Traders are reacting to this morning’s predictions that Johnson has enough parliamentary support for his Withdrawal Agreement, even though MPs declined to vote the deal through on Saturday.
Berenberg’s argument that an orderly Brexit is now a 75% chance has clearly found some support.
Shares in banks, housebuilders, and other UK-focused companies are also pushing higher too this morning.
AJ Bell investment director Russ Mould explains:
“There are now renewed hopes Prime Minister Boris Johnson can get his deal through today, although there are likely to be further twists in the Brexit saga no matter what happens in Westminster later.”
Updated
Little by little, the pound is nudging towards the $1.30 mark against the US dollar.
It’s not been that high since the middle of May, but speculation that MPs could approve Johnson’s deal this week is giving sterling a lift....
The pound is now trading at $1.299, having clawed back its earlier losses.
The Financial Times has estimated that Boris Johnson has got enough votes to get his Brexit deal through parliament, just...
FT analysis suggests Mr Johnson could now have a slender Commons majority of five for his Brexit deal.
If Mr Johnson wins the second reading vote, then Brexit is back on track. The prime minister would move a “programme motion”, which MPs would vote on, to railroad the withdrawal agreement bill through the Commons in record time.
If a combination of long sittings in the Commons and the House of Lords is not sufficient to enact the legislation by October 31, the EU could offer Mr Johnson a “technical extension” to Brexit — perhaps a matter of weeks — to complete the parliamentary process.
Brexit uncertainty is dampening the UK housing market, according to online estate agent Rightmove.
October is usually a strong month for house prices, after the summer holiday lull. But this year, prices only rose by 0.6% --the weakest since October 2008 (when the financial crisis was kicking off).
After a bumpy start, Sterling is continuing to creep back towards Friday’s five-month highs, after its earlier slide:
The UK Pound £ has rallied a little since last Night's opening for the week and is now US $1.293 #GBP https://t.co/DMVDQ8ppQL
— Shaun Richards (@notayesmansecon) October 21, 2019
Neil Wilson of Markets.com says traders haven’t given up hopes of a Brexit deal being approved soon:
It’s a massive week for the pound and for Brexit.
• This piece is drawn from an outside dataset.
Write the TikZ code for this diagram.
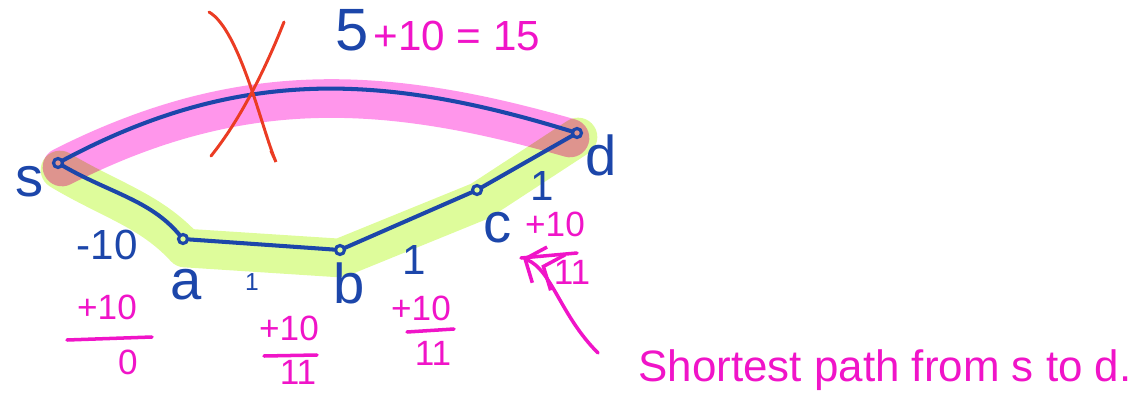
\documentclass[tikz,border=0pt]{standalone}
\usepackage{fontspec}
\setmainfont{Liberation Sans}
\usetikzlibrary{arrows.meta}
\definecolor{inkblue}{RGB}{28,70,170}
\definecolor{inkpink}{RGB}{240,20,200}
\definecolor{hlpink}{RGB}{255,150,235}
\definecolor{hlgreen}{RGB}{222,252,155}
\definecolor{inkred}{RGB}{235,60,35}
\begin{document}
\begin{tikzpicture}[
  x=0.02cm, y=-0.02cm,
  vertex/.style={circle, draw=inkblue, line width=1.8pt, inner sep=0pt,
                 minimum size=0.18cm},
  edge/.style={draw=inkblue, line width=2.3pt, line cap=round, line join=round},
  hl/.style={line width=22pt, line cap=round, line join=round},
  vlabel/.style={text=inkblue, font=\fontsize{32}{32}\selectfont},
  wlabel/.style={text=inkblue, font=\fontsize{24}{24}\selectfont},
  fix/.style={text=inkpink, font=\fontsize{20}{20}\selectfont},
  bar/.style={draw=inkpink, line width=2pt, line cap=round},
  cross/.style={draw=inkred, line width=1.7pt, line cap=round},
  arrow/.style={draw=inkpink, line width=2pt, line cap=round,
    -{Straight Barb[length=9pt,width=22pt] Straight Barb[length=9pt,width=22pt]}}
]
  \useasboundingbox (0,0) rectangle (1146,412);

  % highlighter strokes
  \begin{scope}[blend mode=multiply]
    \draw[hl, hlgreen] (60,170) .. controls (110,200) and (150,210) .. (185,248)
      -- (340,258) -- (480,201) -- (578,137);
    \draw[hl, hlpink] (62,167) .. controls (238,78) and (382,84) .. (570,138);
  \end{scope}

  % vertices
  \node[vertex] (s) at (58,163) {};
  \node[vertex] (a) at (183,239) {};
  \node[vertex] (b) at (340,250) {};
  \node[vertex] (c) at (477,190) {};
  \node[vertex] (d) at (577,133) {};

  \draw[edge] (s) .. controls (238,67) and (382,73) .. (d);
  \draw[edge] (s) .. controls (110,193) and (150,200) .. (a);
  \draw[edge] (a) -- (b) -- (c) -- (d);

  \node[vlabel] (ls) at (30,182) {s};
  \node[vlabel] (ld) at (601,155) {d};
  \node[vlabel] (la) at (186,285) {a};
  \node[vlabel] (lb) at (349,283) {b};
  \node[vlabel] (lc) at (498,228) {c};

  \node[wlabel] (wsa) at (107,245) {-10};
  \node[wlabel, font=\fontsize{14}{14}\selectfont] (wab) at (252,282) {1};
  \node[wlabel] (wbc) at (414,260) {1};
  \node[wlabel] (wcd) at (542,186) {1};
  \node[wlabel, font=\fontsize{34}{34}\selectfont] (wsd) at (352,30) {5};

  % crossed out
  \draw[cross] (209,12) .. controls (240,30) and (262,130) .. (276,162) -- (271,151);
  \draw[cross] (284,22) .. controls (265,70) and (240,120) .. (211,156);

  % reweighted edges
  \node[fix, font=\fontsize{24}{24}\selectfont] (top) at (457,36) {+10 = 15};
  \node[fix] (pa) at (107,307) {+10};
  \draw[bar] (67,340) -- (152,337);
  \node[fix] (ra) at (128,362) {0};
  \node[fix] (pb) at (289,328) {+10};
  \draw[bar] (264,356) -- (317,355);
  \node[fix] (rb) at (298,372) {11};
  \node[fix] (pc) at (421,308) {+10};
  \draw[bar] (407,332) -- (454,329);
  \node[fix] (rc) at (433,353) {11};
  \node[fix] (pd) at (555,224) {+10};
  \draw[bar] (521,258) -- (577,253);
  \node[fix] (rd) at (572,272) {11};

  \node[text=inkpink, font=\fontsize{25}{25}\selectfont] (note) at (885,370)
    {Shortest path from s to d.};
  \coordinate (tail) at (598,353);
  \coordinate (tip) at (523,258);
  \draw[arrow] (tail) .. controls (560,315) and (552,270) .. (tip);
\end{tikzpicture}
\end{document}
The PM suffered a setback on Saturday and was forced to send the dreaded letter to Brussels asking for an extension, but left it unsigned and sent another (signed) missive saying delay is disaster.
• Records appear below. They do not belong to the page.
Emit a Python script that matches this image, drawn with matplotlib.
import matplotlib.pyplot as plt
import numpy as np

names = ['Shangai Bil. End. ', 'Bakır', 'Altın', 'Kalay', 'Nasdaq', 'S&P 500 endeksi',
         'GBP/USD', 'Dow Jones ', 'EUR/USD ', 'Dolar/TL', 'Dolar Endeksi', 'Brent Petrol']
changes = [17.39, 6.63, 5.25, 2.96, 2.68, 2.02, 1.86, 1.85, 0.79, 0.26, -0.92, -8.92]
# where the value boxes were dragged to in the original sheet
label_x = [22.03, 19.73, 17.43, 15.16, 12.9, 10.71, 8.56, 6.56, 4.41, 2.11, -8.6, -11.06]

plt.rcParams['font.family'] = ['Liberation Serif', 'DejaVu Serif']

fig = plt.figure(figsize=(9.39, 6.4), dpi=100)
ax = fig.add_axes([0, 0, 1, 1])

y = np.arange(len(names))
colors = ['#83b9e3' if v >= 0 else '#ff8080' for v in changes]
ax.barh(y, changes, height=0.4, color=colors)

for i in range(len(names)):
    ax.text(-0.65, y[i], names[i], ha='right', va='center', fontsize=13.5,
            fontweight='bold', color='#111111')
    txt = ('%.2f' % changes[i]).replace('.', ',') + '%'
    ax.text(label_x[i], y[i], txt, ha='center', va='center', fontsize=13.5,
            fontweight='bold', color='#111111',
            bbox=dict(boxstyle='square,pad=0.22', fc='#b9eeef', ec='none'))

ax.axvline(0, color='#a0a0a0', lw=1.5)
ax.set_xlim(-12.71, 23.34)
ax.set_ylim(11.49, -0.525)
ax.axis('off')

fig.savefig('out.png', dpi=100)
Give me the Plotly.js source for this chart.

It looks like Boris Johnson will make another stab at winning parliamentary support for his Brexit deal. We need to see if Speaker John Bercow allows it – his record on frustrating Brexit is well known. Otherwise the government will bring forward implementation legislation quickly to drive through the bill in time so that a delay is not required. The government thinks it has the numbers for the deal in its raw form to pass.
Sterling remains vulnerable to significant price swings but has yet to make any real shift off the back of the weekend’s votes. Traders had anticipated a volatile open down under, but we’ve not really seen anything too drastic so far.
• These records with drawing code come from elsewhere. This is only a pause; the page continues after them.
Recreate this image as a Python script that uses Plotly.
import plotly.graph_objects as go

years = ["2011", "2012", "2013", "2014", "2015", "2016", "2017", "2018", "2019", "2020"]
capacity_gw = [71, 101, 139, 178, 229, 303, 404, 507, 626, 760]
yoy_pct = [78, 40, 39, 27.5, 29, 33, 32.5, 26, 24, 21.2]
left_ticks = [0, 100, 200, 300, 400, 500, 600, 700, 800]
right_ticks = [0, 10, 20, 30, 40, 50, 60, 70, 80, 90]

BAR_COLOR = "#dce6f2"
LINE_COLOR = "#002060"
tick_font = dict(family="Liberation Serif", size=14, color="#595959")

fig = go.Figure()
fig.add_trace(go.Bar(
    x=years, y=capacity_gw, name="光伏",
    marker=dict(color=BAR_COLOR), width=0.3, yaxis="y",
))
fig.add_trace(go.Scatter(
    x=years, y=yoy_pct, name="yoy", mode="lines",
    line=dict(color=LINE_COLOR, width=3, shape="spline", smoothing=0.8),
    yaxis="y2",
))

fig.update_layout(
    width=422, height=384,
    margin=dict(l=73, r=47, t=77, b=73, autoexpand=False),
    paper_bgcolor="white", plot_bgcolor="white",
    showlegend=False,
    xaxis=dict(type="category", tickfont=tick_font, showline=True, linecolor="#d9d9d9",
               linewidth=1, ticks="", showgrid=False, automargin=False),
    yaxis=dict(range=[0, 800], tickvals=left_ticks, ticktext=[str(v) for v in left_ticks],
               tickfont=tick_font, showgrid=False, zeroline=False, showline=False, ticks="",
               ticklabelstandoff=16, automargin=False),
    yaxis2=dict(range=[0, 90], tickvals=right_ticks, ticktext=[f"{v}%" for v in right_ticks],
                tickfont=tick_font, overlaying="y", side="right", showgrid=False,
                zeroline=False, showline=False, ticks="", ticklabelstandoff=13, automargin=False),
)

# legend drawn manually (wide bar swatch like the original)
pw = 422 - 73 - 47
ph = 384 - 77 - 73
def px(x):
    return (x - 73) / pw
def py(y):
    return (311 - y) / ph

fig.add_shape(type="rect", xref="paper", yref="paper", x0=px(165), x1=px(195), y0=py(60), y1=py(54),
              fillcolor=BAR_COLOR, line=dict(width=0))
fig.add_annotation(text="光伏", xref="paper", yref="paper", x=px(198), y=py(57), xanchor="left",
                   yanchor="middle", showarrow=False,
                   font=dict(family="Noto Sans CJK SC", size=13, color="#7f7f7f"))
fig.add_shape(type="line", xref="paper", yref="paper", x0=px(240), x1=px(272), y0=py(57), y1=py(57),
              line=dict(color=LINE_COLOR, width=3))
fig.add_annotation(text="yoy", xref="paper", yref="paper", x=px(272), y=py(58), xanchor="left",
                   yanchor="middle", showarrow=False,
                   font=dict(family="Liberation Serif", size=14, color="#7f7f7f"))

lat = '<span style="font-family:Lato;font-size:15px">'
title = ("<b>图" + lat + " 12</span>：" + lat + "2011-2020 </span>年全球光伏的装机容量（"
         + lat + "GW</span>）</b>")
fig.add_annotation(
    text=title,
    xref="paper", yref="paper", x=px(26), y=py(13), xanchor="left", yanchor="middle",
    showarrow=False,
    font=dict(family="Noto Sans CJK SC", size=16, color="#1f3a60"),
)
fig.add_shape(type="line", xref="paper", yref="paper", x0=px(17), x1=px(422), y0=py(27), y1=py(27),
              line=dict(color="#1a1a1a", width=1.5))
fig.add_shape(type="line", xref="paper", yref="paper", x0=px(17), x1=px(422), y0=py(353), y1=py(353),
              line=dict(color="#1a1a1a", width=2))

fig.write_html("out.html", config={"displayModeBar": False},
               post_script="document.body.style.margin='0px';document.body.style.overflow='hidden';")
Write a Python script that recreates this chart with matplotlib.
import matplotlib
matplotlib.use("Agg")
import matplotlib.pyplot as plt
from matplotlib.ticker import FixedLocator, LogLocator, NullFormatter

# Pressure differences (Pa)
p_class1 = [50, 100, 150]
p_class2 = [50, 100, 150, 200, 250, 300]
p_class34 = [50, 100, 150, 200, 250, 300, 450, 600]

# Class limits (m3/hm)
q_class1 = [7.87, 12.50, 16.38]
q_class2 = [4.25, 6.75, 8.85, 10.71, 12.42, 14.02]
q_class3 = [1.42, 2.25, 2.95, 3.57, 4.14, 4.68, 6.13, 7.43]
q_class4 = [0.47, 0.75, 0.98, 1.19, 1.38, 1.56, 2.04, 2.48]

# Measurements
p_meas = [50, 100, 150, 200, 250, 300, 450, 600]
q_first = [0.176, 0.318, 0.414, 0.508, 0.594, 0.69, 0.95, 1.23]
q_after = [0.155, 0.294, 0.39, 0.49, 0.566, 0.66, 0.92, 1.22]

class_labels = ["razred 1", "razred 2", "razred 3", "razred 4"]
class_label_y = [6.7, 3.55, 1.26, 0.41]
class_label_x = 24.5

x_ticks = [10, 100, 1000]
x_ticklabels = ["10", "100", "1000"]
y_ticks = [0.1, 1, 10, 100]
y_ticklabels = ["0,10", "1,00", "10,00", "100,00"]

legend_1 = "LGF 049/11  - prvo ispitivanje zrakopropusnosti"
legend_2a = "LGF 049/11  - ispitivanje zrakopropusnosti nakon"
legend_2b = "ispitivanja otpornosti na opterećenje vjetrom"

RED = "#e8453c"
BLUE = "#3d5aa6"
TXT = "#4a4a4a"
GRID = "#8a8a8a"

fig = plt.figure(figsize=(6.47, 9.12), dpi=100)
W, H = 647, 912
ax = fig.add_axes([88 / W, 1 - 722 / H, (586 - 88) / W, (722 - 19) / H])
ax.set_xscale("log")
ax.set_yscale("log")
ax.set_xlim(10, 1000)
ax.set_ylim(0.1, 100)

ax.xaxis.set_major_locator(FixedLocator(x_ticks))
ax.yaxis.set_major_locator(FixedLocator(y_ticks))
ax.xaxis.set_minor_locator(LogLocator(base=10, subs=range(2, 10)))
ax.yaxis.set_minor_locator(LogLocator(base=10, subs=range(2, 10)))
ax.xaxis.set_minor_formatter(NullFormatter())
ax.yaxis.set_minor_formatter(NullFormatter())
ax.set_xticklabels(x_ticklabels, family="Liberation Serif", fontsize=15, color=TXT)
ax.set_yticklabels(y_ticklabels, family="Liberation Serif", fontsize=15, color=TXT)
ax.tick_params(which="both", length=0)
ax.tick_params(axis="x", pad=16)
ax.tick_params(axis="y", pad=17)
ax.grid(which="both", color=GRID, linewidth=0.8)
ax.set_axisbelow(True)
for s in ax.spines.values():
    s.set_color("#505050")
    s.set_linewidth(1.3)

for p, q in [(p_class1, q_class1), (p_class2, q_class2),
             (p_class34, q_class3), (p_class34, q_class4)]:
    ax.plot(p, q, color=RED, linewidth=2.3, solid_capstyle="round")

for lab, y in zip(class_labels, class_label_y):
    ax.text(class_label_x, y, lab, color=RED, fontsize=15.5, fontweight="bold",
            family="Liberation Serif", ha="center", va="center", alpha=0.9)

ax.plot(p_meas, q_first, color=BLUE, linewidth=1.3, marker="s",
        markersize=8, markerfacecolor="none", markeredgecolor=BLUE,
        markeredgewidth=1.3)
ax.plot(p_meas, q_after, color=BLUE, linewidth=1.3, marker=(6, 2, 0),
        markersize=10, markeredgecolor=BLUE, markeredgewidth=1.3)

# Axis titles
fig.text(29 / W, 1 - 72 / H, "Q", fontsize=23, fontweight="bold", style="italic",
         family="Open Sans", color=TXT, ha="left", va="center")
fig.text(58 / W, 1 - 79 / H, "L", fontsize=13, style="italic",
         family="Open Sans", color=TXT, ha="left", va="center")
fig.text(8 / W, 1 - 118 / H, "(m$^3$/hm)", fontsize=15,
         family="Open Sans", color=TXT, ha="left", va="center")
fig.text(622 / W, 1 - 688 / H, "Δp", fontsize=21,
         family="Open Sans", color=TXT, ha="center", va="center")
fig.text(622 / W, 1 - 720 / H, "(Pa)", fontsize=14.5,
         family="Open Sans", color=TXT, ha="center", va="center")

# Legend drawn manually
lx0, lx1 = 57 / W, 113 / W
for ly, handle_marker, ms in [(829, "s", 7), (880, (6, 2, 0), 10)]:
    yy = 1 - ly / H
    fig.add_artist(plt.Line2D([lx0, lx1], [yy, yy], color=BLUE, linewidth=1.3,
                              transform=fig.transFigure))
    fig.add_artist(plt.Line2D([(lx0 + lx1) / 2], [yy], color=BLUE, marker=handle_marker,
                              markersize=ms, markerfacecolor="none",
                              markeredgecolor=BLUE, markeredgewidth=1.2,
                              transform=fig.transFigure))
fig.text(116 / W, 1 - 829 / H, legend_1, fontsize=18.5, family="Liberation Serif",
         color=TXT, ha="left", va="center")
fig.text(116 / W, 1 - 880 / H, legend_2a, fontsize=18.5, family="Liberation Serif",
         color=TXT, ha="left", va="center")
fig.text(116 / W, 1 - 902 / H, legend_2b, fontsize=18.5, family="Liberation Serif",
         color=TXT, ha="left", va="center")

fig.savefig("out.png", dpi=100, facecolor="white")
Our Politics Live blog has all the action from Westminster, as the government tries to persuade Commons speaker John Bercow to allow another Brexit vote today:
Despite jitteriness about another Brexit delay, most European stock markets have risen in early trading.
That reflects optimism that Britain will avoid crashing out of the EU eventually (see Berenberg’s forecasts).
The mid-cap FTSE 250 index has also risen - up 0.3% this morning. UK focused companies are among the risers, with Royal Mail gaining 2.2% and builders supply merchants Travis Perkins up 2%.
Charts: How the pound has reacted
The financial markets were closed during Saturday’s historic parliamentary session on Brexit, so investors are now reacting to events.
This chart shows how the pound fell sharply last night once trading resumed in Asia, dropping from nearly $1.30 to below $1.29. But it’s now staging a minor recovery.....
This chart shows how the pound has strengthened in the last couple of weeks, as hope of a new Brexit deal have risen:
Updated
France: Brexit could happen in 10 days
The ongoing Brexit deadlock is actually more damaging to Europe than a no-deal scenario, claims France’s European Affairs Minister.
Amelie de Montchalin told BFM TV this morning that the EU must not become “paralysed” by the ongoing uncertainty over Britain’s position.
“What is certain is that we need a ‘Yes’ or a ‘No’ before October 31. We need clarity. The worst of Brexit is the uncertainty.
“There cannot be a new delay without it being justified... Europe cannot be paralysed,” she added.
One of De Montchalin’s colleagues, junior economic minister Agnes Pannier-Runacher, argues that Britain could leave the EU on 31 October, despite having requested a delay.
Speaking to Sud-Radio, Pannier-Runacher said:
“One cannot rule out a Brexit within 10 day”
[thanks to Reuters for the quotes].
Britain’s FTSE 100 index has opened cautiously higher, up 16 points higher at 7167.
UK-focused stocks such as housebuilders and banks are among the top gainers, with Taylor Wimpey up 2% and Lloyds Banking Group up 1.2%.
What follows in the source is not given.